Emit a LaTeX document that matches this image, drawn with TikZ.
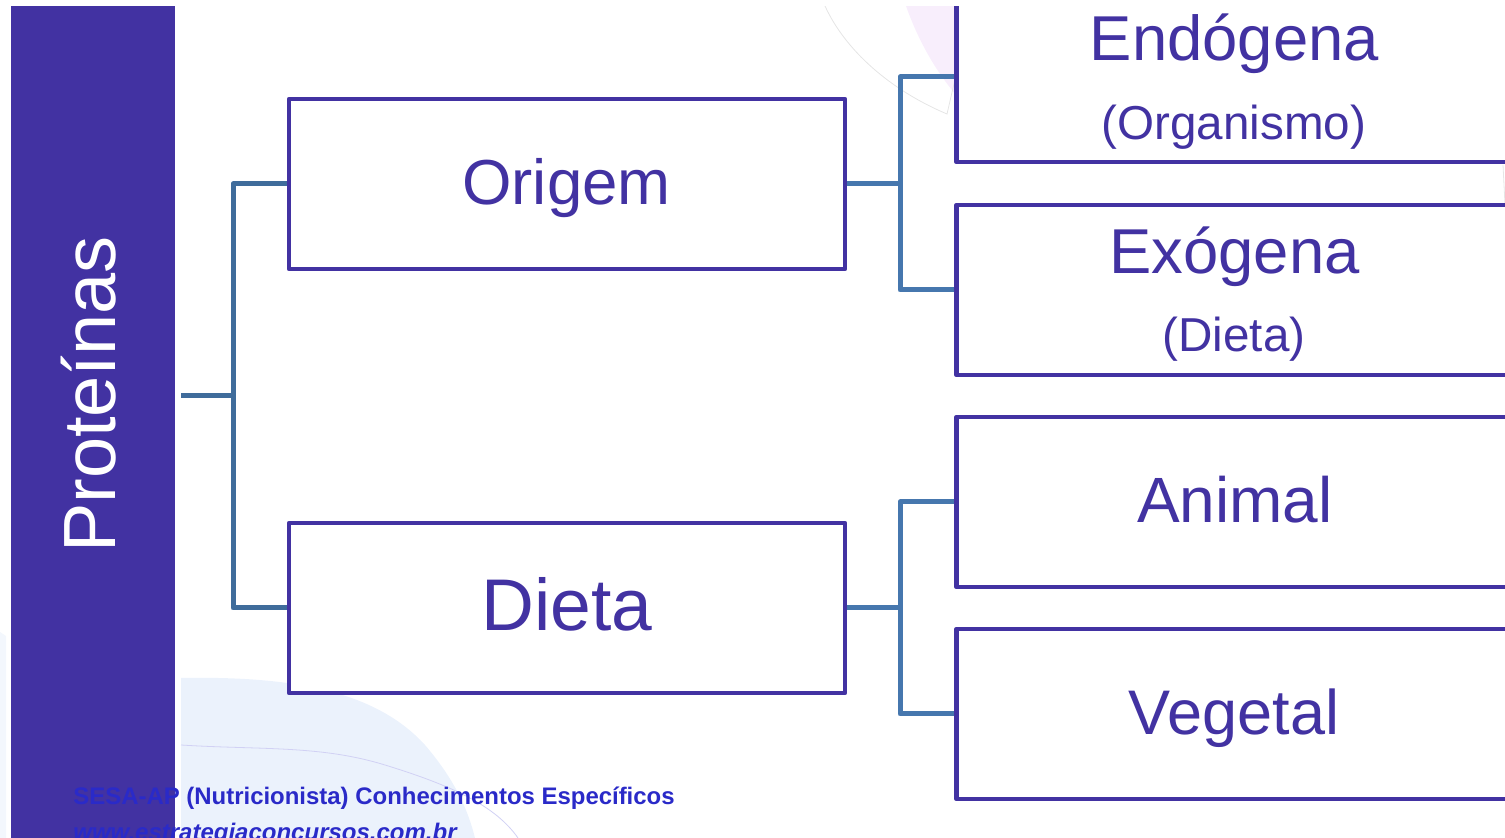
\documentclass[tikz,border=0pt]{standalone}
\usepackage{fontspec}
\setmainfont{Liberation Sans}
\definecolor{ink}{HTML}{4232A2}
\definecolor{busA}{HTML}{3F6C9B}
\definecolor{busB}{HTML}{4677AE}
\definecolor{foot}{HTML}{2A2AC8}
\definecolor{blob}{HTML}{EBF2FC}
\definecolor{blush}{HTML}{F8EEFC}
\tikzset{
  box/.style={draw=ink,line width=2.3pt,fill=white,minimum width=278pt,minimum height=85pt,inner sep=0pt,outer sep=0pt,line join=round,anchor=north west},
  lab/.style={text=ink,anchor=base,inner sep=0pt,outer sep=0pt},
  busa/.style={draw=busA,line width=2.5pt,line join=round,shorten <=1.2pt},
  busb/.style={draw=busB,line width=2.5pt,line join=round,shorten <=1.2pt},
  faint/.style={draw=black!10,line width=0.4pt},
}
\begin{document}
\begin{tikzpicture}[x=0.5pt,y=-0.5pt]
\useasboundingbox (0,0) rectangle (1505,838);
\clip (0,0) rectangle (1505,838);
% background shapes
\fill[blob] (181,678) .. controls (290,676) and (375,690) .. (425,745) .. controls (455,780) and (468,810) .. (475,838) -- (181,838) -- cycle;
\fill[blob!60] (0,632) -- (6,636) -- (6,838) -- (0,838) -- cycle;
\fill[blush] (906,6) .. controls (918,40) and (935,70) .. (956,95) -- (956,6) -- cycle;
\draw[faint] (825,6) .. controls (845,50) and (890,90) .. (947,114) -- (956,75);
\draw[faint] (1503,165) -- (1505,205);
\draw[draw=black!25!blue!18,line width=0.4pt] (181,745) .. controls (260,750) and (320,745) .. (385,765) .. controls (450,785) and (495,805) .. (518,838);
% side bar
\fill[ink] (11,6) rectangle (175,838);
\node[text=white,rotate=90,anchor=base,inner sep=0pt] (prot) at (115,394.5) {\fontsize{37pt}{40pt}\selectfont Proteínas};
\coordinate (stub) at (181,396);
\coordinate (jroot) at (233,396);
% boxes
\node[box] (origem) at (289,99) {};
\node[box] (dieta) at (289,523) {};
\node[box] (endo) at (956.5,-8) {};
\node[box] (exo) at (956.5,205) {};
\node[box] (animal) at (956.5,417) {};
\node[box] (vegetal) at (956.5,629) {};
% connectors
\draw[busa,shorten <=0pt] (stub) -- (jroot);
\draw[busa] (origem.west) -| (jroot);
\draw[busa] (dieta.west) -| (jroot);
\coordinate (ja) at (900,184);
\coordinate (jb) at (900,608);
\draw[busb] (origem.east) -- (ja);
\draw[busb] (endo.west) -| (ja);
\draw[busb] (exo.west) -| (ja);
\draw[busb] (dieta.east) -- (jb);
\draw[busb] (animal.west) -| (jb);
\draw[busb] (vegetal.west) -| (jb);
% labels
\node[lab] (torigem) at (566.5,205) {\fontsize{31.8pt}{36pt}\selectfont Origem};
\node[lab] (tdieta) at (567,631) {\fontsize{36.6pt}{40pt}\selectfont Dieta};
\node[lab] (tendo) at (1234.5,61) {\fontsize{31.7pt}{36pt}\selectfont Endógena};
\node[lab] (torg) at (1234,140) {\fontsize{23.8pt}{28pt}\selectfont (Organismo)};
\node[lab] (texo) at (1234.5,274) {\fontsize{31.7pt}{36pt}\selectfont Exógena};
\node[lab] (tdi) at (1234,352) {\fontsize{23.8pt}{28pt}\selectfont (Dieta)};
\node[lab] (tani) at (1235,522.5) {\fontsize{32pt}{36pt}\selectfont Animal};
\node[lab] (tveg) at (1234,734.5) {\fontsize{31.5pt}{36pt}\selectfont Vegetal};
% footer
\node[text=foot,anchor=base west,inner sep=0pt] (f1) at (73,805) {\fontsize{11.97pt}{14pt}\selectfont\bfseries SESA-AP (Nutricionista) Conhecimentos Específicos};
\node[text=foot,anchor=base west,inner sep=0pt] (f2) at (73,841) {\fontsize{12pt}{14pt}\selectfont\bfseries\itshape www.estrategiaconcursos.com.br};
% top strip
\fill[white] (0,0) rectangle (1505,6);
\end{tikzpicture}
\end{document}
...
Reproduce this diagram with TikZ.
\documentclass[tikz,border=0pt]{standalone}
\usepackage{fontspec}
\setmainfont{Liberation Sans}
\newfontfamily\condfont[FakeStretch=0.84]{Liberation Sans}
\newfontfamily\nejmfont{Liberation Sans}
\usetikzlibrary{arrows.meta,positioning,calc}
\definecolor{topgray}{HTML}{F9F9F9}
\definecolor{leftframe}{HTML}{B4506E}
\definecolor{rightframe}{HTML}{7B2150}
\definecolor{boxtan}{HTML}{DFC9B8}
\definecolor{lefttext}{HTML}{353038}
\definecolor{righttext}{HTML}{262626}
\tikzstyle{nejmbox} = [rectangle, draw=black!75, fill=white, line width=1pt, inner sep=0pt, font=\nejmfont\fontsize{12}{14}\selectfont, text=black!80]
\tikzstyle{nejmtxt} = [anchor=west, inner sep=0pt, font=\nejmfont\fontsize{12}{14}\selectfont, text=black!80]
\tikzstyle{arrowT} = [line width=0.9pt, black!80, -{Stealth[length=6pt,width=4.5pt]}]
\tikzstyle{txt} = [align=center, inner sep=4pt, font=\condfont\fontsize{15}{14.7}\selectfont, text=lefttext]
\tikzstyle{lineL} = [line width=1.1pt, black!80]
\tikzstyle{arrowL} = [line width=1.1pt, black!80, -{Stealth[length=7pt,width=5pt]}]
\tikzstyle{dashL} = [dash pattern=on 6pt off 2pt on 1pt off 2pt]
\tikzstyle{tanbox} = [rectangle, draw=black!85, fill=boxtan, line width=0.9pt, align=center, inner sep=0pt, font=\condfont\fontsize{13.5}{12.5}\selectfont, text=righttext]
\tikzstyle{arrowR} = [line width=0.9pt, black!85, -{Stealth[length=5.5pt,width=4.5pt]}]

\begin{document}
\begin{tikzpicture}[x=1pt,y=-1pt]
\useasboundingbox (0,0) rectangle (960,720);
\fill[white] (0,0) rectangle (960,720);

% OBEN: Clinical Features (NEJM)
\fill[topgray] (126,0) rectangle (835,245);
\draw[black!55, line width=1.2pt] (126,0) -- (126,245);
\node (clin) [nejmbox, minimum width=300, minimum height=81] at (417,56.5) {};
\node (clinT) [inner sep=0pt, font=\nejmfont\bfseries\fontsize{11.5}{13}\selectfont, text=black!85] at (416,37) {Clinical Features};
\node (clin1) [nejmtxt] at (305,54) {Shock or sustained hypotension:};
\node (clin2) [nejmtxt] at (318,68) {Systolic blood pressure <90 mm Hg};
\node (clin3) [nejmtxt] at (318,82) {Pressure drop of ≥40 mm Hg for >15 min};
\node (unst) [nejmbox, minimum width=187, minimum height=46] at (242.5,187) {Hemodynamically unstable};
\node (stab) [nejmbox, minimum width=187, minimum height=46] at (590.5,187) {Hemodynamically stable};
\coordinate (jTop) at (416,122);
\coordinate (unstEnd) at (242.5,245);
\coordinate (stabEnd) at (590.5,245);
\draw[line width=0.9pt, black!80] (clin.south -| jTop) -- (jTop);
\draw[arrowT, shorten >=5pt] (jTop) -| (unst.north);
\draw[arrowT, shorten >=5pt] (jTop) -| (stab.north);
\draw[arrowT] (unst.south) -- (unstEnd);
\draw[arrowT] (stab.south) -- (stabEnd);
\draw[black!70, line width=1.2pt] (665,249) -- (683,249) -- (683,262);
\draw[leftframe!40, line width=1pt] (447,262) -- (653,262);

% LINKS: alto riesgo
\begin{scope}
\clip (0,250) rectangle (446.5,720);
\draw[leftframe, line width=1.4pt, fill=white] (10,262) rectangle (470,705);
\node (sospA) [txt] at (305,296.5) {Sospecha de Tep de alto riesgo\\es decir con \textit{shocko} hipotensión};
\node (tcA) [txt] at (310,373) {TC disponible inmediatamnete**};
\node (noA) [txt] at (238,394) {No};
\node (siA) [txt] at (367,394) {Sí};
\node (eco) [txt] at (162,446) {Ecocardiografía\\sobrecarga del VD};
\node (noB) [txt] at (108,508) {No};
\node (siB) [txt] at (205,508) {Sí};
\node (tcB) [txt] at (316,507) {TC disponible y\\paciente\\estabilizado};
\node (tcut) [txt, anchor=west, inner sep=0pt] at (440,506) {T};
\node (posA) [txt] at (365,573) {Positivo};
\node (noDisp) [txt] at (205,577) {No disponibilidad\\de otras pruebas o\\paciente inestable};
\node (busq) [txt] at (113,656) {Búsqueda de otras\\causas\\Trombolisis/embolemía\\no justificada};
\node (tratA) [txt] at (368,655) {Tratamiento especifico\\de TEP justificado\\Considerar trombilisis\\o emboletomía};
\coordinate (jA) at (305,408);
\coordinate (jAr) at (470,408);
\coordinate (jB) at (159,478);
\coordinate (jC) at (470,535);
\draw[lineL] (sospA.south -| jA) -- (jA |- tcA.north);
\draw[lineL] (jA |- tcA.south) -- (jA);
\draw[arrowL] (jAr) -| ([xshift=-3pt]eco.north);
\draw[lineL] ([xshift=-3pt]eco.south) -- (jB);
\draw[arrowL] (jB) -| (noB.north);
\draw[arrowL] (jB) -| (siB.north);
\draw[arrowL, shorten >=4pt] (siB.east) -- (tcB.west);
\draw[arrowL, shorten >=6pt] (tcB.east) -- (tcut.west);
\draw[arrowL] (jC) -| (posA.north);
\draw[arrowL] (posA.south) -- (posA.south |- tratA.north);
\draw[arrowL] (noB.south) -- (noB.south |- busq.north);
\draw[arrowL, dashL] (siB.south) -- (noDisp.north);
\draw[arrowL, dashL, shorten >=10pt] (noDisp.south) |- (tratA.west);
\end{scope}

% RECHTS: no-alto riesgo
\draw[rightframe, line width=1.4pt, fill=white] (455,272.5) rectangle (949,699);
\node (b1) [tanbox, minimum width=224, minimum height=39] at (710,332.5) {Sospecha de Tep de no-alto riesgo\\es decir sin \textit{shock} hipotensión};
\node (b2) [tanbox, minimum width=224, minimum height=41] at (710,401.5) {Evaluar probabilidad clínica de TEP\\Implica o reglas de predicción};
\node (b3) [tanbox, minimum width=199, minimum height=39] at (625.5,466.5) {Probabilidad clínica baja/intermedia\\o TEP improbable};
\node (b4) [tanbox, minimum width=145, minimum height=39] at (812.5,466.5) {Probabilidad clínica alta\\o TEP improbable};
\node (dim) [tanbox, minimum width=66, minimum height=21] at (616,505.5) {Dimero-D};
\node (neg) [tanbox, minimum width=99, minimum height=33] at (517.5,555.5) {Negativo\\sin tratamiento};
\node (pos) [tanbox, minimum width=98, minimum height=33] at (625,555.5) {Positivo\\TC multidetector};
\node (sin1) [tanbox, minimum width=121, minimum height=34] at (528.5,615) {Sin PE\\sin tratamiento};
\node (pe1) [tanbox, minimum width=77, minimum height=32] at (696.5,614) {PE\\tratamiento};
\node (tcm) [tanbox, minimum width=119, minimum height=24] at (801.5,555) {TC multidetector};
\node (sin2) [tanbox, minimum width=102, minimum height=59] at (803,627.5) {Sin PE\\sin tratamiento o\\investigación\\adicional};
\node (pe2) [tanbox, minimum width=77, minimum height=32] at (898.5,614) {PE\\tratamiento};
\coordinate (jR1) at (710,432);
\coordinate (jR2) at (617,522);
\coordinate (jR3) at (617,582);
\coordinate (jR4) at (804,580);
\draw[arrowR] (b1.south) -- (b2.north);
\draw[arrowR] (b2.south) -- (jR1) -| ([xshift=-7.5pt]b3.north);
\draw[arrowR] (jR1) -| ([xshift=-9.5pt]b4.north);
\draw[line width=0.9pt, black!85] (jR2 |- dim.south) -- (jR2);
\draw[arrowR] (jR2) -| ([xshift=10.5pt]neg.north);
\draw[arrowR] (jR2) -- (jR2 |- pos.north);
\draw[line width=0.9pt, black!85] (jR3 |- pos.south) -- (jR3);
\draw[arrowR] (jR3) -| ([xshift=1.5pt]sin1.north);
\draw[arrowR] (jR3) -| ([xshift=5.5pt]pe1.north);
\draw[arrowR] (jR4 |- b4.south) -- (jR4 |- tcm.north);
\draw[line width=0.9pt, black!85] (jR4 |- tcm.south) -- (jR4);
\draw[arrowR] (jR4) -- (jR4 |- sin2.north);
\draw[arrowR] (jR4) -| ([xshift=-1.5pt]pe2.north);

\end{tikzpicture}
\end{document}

**GIVEN PROBLEM**
Reproduce each line of the entries in which the word "this" is found.

**THE COMPLETED TASK**
Emit a LaTeX document that matches this image, drawn with TikZ.
Reproduce this diagram with TikZ.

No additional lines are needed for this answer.